According to the estimates of the historians from the Military History Institute of the General Staff Academy of the Russian Defense Ministry and the Russian Military History Society, the losses of Soviet troops in the battles for the Rzhev-Vyazemsk brow amounted to 1,160,000 people, of which 392,000 were irretrievable combat losses. Each year, search teams unearth and identify the remains of several hundred of our soldiers. At one of the meetings with search teams, the veterans of the Battles of Rzhev proposed to immortalize the last non-memorialized battle of the Great Patriotic War by casting a monument in bronze.
For comparison: in the Battles of Stalingrad, the total losses amounted to 1,129,619 people, of which 478,741 people were lost irretrievably (dead, died from wounds and missing). In the Battles of Kursk, total losses made 863,000, of which 254,000 were irretrievable.
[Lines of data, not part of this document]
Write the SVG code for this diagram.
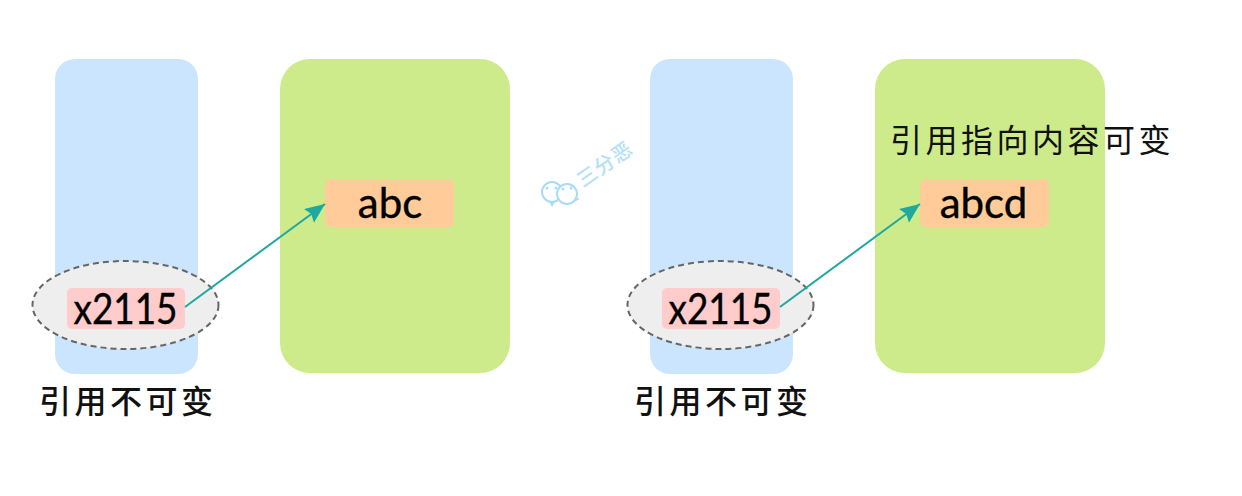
<svg xmlns="http://www.w3.org/2000/svg" width="1242" height="496" viewBox="0 0 1242 496">
<style>
.var{fill:#cce5ff}
.obj{fill:#cdeb8b}
.val{fill:#ffcc99}
.ell{fill:#eeeeee;stroke:#666666;stroke-width:2;stroke-dasharray:6 4}
.ref{fill:#ffcccc}
.t{font-family:"Lato","DejaVu Sans",sans-serif;fill:#000;text-anchor:middle;stroke:#000;stroke-width:.4}
.cn{font-family:"Noto Sans CJK SC",sans-serif;fill:#111;font-size:32px;letter-spacing:3.500px}
.b{font-weight:500}
.arrow{fill:none;stroke:#1fa8a0;stroke-width:2}
.wm{fill:#fff;stroke:#a9dcf5;stroke-width:2}
.wd{fill:#a9dcf5}
</style>
<defs>
<marker id="ah" markerUnits="userSpaceOnUse" markerWidth="22" markerHeight="18" refX="20" refY="8.500" orient="auto">
<path d="M0 0L20 8.500L0 17L3 8.500Z" fill="#1fa8a0"/>
</marker>
</defs>
<rect width="1242" height="496" fill="#fff"/>
<g id="left-var"><rect class="var" x="55" y="59" width="143" height="315" rx="20"/></g>
<g id="left-heap"><rect class="obj" x="280" y="59" width="230" height="314" rx="30"/></g>
<g id="left-value"><rect class="val" x="325" y="179" width="129" height="48" rx="6"/><text class="t" x="390" y="218" font-size="42">abc</text></g>
<g id="left-ref"><ellipse class="ell" cx="125.500" cy="305" rx="93" ry="44"/><rect class="ref" x="67" y="288" width="118" height="41" rx="5"/><text class="t" x="125.500" y="324" font-size="42" textLength="104" lengthAdjust="spacingAndGlyphs">x2115</text></g>
<g id="left-label"><text class="cn b" x="39" y="413">引用不可变</text></g>
<g id="right-var"><rect class="var" x="650" y="59" width="143" height="315" rx="20"/></g>
<g id="right-heap"><rect class="obj" x="875" y="59" width="230" height="314" rx="30"/></g>
<g id="right-value"><rect class="val" x="920" y="179" width="129" height="48" rx="6"/><text class="t" x="983.500" y="218" font-size="42">abcd</text></g>
<g id="right-ref"><ellipse class="ell" cx="720.500" cy="305" rx="93" ry="44"/><rect class="ref" x="662" y="288" width="118" height="41" rx="5"/><text class="t" x="720.500" y="324" font-size="42" textLength="104" lengthAdjust="spacingAndGlyphs">x2115</text></g>
<g id="right-label"><text class="cn b" x="634" y="413">引用不可变</text></g>
<g id="right-note"><text class="cn" x="890" y="152">引用指向内容可变</text></g>
<g id="connectors">
<path class="arrow" d="M185 307L325 204" marker-end="url(#ah)"/>
<path class="arrow" d="M780 307L920 204" marker-end="url(#ah)"/>
</g>
<g id="watermark">
<path class="wd" d="M548 200L552 207L556 200Z"/>
<circle class="wm" cx="552" cy="192" r="10"/>
<path class="wd" d="M574 197L580 199L574 202Z"/>
<circle class="wm" cx="567" cy="194" r="10"/>
<circle class="wd" cx="547" cy="188" r="1.500"/><circle class="wd" cx="556" cy="188" r="1.500"/>
<circle class="wd" cx="563" cy="189" r="1.500"/><circle class="wd" cx="571" cy="188" r="1.500"/>
<text transform="translate(583 188) rotate(-35)" font-family="Noto Sans CJK SC,sans-serif" font-size="20" font-weight="500" letter-spacing="1" fill="#b5e0f7">三分恶</text>
</g>
</svg>
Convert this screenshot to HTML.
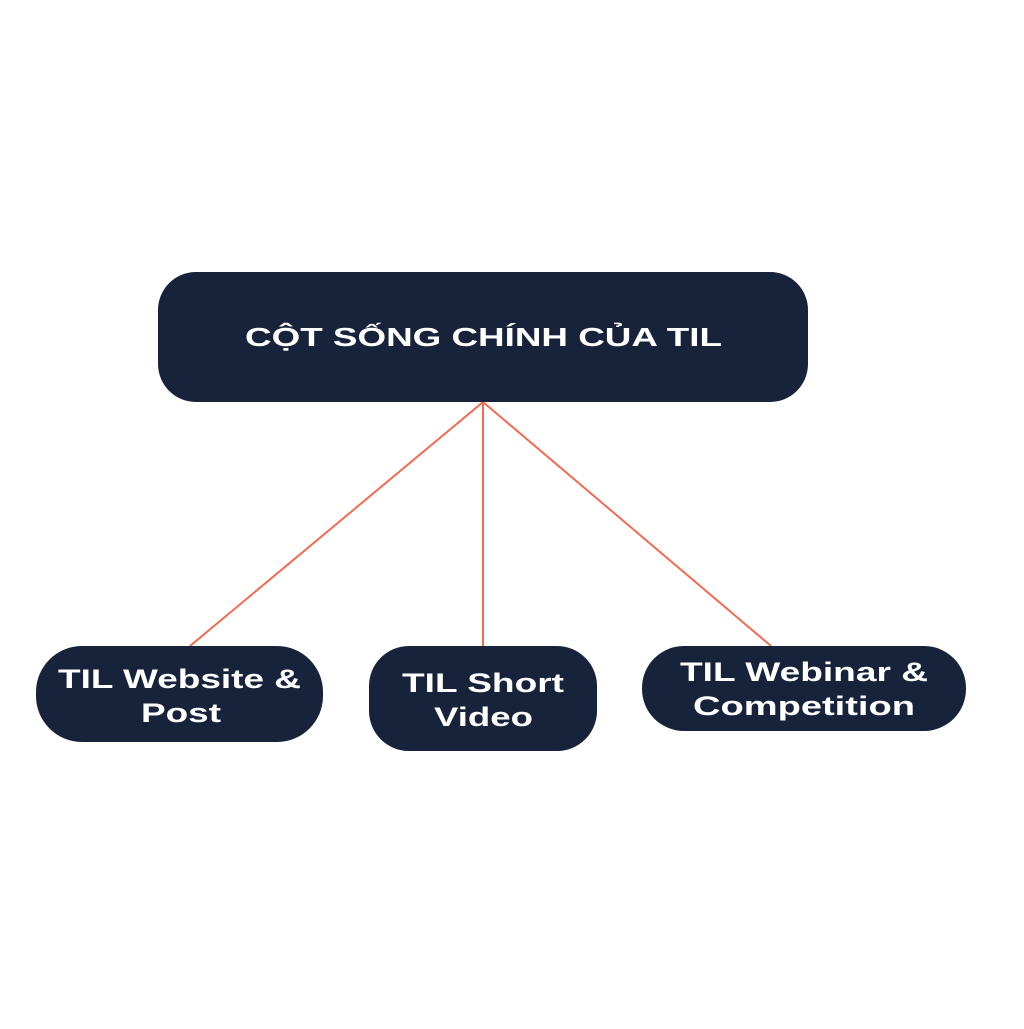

During the Berlin offensive, total losses amounted to 352,475, of which more than 78,000 people were lost irretrievably.
The battles for the Rzhev-Vyazemsk brow in 1942-1943 became the pledge of the later victories of our troops at Stalingrad, in the Caucasus, near Kursk as well as of the subsequent large-scale counterattack of the Red Army, a radical change in the war.
The RMHS Executive Director also said that the fields near Rzhev, where thousands of Soviet soldiers heroically fell, are a historically justified place for erecting the monument important not only for Russia and the CIS countries, but also for the countries of Eastern Europe. The soldiers brought the Victory closer at the cost of their lives. Here heroism and sacrifice became a force capable of breaking the Reich war machine.
“We can name several large monuments abroad. The Monument to the Soldier-Liberator in Treptower Park in Germany, Monument to the Soviet soldier-liberator Alyosha in Bulgaria, but their scale is much smaller. In modern Russia, until now, there was not such a large-scale central monument to the Soviet soldier-winner. The Rzhev soldier is unique in its way. A bronze sculpture, being 25 meters high and weighing about 80 tons, visually hovers above the ground. This effect is achieved thanks to the fact that the bronze sculpture is supported by a 30-ton high-strength steel frame, which is almost invisible against the sky”.
Of particular importance is the fact that the monument was erected without the use of federal budget funds. Two-thirds of the funds were the donations made by citizens and organizations: they were raised by the Russian Military History Society. Many people filled in the names of their warring fathers and grandfathers as donators.
The rest of the funds were allocated by the Union State Standing Committee. A beautiful park at the foot of the monument was created thanks to the government of Tver Oblast. The memorial is to become a branch of the Victory Museum.
“We hope that the complex will become a place where generations meet to cherish the memory of the great feat of those heroes who died on the Rzhev-Vyazemsk brow, and all those who gave their lives on the battle fields of World War II,” concluded Alexander Barkov.